Some records:
..........
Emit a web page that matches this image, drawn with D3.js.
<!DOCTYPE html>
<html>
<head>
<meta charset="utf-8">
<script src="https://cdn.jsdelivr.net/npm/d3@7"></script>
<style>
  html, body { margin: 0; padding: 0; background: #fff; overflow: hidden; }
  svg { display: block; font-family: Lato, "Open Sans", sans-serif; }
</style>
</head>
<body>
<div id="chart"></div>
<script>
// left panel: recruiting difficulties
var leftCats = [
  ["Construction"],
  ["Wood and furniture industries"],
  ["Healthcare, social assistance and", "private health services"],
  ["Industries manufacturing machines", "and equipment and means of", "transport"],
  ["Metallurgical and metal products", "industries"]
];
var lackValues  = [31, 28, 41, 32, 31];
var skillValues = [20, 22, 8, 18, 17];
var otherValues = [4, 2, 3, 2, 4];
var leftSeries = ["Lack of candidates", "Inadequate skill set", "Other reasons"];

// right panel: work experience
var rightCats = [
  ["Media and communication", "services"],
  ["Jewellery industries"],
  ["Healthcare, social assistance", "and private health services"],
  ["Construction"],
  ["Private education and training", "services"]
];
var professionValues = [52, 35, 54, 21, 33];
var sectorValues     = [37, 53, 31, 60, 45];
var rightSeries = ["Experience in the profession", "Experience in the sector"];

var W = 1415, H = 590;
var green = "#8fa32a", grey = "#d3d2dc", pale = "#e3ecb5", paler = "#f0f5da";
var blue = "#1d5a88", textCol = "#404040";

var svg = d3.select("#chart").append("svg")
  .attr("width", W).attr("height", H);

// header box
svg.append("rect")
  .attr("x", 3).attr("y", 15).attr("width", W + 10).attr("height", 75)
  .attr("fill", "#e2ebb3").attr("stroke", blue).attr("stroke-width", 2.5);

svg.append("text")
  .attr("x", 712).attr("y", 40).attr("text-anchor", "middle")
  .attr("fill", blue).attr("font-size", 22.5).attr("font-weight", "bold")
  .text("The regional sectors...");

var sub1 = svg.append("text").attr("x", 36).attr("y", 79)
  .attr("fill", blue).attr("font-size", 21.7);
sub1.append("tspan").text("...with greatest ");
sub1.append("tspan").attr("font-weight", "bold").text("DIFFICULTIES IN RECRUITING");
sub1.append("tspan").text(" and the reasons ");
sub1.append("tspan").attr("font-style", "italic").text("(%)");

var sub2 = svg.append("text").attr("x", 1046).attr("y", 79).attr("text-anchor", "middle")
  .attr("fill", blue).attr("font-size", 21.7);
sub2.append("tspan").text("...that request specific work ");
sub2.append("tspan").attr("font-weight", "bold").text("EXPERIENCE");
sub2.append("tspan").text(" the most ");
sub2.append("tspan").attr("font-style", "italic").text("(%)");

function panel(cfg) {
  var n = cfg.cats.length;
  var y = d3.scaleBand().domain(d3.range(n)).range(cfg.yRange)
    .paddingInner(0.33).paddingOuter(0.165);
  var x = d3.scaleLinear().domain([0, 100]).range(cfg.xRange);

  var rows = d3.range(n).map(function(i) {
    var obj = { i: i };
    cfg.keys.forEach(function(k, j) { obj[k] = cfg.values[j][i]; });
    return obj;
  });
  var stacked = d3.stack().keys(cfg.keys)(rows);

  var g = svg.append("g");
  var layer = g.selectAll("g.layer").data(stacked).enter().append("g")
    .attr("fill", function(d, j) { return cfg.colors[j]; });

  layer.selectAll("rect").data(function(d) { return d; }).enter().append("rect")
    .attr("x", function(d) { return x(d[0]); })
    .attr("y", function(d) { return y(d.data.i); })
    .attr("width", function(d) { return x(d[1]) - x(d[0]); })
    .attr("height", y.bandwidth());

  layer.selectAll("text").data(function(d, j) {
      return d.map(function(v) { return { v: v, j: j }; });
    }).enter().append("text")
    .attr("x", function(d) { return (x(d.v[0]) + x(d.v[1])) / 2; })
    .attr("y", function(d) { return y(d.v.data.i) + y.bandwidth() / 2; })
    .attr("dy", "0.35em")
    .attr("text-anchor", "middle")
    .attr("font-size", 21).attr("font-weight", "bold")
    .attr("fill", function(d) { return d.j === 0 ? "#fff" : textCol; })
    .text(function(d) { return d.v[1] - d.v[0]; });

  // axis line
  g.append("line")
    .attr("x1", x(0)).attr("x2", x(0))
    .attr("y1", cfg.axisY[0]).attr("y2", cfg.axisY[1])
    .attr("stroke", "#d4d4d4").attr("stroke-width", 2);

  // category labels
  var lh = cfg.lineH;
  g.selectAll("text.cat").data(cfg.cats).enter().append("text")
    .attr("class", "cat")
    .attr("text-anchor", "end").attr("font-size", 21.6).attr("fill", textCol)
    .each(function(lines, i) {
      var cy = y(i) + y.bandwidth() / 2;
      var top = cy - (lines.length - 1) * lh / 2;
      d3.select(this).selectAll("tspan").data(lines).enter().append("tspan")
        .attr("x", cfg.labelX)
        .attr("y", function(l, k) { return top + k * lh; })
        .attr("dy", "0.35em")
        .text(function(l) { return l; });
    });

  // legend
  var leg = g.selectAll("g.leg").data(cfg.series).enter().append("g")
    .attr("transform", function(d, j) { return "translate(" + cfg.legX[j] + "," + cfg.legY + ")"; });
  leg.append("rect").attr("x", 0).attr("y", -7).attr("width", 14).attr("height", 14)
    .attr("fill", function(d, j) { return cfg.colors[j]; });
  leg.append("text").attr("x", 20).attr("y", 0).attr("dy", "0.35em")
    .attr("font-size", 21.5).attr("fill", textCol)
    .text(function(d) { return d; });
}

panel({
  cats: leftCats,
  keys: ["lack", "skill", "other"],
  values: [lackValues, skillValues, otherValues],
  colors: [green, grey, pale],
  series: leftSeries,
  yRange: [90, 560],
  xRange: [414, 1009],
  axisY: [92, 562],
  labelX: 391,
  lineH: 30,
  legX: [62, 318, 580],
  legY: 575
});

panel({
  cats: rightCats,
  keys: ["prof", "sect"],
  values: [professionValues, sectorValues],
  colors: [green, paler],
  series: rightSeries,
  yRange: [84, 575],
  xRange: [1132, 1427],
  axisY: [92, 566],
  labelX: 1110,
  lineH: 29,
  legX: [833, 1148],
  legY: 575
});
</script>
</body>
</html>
..........
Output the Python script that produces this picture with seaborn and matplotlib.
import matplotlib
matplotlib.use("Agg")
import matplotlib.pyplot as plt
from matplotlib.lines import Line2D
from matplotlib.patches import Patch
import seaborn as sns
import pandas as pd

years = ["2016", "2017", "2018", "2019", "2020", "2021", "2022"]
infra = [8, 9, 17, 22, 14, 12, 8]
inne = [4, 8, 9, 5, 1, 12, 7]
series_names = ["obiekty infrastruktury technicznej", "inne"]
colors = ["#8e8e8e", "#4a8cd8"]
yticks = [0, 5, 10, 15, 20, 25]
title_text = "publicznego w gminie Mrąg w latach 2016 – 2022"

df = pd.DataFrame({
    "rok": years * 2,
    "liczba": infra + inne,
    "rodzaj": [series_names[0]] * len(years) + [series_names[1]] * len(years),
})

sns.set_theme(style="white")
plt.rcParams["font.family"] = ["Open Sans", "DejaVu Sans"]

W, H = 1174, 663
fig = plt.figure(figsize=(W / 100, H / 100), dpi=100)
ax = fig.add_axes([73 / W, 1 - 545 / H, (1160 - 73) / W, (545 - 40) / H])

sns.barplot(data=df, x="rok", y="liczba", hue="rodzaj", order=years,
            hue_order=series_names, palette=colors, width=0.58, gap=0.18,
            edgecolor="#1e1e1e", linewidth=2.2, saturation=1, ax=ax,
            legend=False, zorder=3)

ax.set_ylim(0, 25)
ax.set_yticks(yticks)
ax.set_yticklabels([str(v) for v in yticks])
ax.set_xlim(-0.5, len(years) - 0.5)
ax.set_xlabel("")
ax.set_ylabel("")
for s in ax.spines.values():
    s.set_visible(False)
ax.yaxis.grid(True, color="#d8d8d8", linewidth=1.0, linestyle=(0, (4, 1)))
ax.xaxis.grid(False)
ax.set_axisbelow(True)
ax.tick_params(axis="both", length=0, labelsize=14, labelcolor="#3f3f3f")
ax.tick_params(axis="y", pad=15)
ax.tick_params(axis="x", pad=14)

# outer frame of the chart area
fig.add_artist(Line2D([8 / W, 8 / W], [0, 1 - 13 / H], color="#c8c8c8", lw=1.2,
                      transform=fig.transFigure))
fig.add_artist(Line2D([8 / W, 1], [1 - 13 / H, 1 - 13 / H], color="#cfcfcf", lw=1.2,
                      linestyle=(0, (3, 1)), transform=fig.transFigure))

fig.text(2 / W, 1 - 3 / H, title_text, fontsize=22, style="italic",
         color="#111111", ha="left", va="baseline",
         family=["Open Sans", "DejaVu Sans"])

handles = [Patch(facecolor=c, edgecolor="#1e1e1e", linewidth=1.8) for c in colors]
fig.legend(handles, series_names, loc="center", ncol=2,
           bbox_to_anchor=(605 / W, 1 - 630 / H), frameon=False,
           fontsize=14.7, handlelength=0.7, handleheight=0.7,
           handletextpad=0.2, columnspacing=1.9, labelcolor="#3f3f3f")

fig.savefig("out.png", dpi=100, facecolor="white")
..........
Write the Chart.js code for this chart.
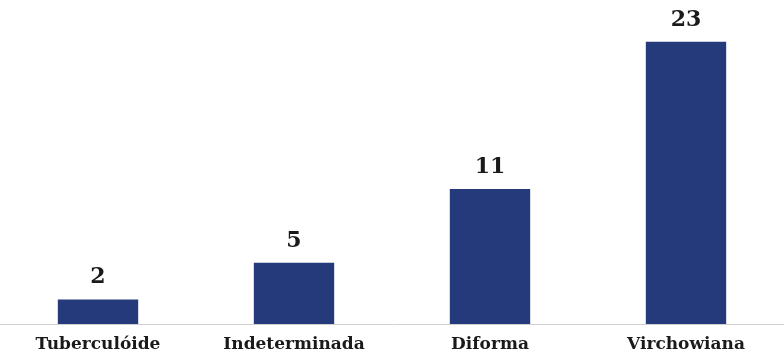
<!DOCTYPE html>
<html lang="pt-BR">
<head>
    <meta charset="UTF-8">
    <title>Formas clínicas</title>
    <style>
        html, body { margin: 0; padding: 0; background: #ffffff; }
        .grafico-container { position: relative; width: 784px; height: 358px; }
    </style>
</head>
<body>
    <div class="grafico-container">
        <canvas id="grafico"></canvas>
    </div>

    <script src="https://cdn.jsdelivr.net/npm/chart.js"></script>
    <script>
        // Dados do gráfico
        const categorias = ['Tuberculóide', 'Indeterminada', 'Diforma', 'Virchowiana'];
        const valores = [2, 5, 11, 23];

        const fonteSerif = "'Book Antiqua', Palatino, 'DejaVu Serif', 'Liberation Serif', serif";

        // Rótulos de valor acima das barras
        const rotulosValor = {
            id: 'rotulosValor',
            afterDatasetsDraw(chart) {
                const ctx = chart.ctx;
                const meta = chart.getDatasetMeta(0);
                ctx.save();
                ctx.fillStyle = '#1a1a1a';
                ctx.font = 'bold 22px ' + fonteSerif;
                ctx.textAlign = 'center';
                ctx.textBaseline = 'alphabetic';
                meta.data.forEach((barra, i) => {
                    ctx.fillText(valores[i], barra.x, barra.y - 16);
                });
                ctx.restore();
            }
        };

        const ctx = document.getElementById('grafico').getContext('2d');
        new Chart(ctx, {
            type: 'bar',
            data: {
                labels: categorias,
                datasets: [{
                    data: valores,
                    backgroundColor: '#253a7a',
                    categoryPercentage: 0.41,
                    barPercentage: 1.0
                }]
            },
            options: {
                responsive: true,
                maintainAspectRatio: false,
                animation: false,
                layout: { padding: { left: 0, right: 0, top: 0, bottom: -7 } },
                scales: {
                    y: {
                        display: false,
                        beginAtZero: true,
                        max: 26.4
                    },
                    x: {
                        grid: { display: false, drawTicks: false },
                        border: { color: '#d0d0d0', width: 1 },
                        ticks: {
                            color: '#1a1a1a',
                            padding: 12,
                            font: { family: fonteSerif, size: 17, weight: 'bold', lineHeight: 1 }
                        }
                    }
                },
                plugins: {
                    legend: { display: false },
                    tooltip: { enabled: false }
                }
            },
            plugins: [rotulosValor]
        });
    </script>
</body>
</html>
..........
● What this task involves: Reproduce exactly, and only, the lines from the one that contains "Output the Python" down to the one that contains "import pandas as pd", both ends included.

● Reply:
Output the Python script that produces this picture with seaborn and matplotlib.
import matplotlib
matplotlib.use("Agg")
import matplotlib.pyplot as plt
from matplotlib.lines import Line2D
from matplotlib.patches import Patch
import seaborn as sns
import pandas as pd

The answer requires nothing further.